One of my favorite poets, Gerard Manley Hopkins, talked about the idea of "inscape". He used the word to refer to the deep personality and character of things, often inanimate created things. He would try to use his poetry to "selve" things, to reveal what he saw to be unique in the way a certain tree or a certain rock was created. For me, it felt like the halo of flowers revealed the "inscape" of my Rock. It was as if the created things around that spot always knew it was a sacred place to meet with God, and they were letting me in on their secret, a secret I always knew but could never see physically. I praised God for revealing this hidden reality, and thanked Him for the time He gave me to delight in the fact that we'd really been together, through these three years, in a distinct way, even though I hadn't always realized it.

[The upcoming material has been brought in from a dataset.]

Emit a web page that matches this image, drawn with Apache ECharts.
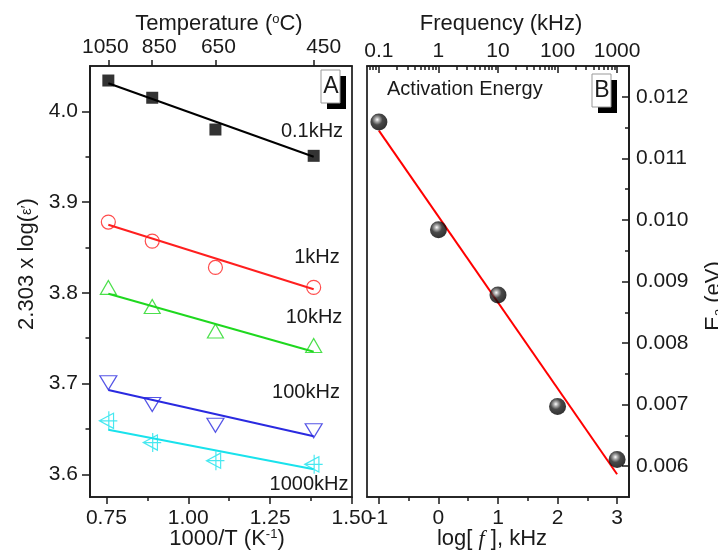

This morning, at the Rock, I read Psalm 84 - "How lovely is your dwelling place, O LORD Almighty... better is one day in Your courts than thousands elsewhere." I know the Psalmist was talking about the Temple. I also know (from the theology class I'm currently taking) that the Holy Spirit's presence in me makes God's dwelling place much more universal and less "localized" than it was for the Old Testament people, who lived before Christ sent His Spirit. (I am glad for this, because it means that I don't leave God when I move to Commercial!) But I still understand the Psalmist's longing to meet God in a certain place, a place that becomes holy and sacred ground, a place where the skin between this world and the unseen reality all around it becomes a lot more thin and penetrable. I'm already praying God will show me one of these places, a new place to meet near Commercial. And I'll probably keep coming back to the Rock every once in a while, by bus, or by imagination...
1 comment:
Although your post is several years old, it comforted me in my pre-grieving as I prepare to leave the place I feel most called. Thanks, and I hope the last few years for you have been kind and gentle.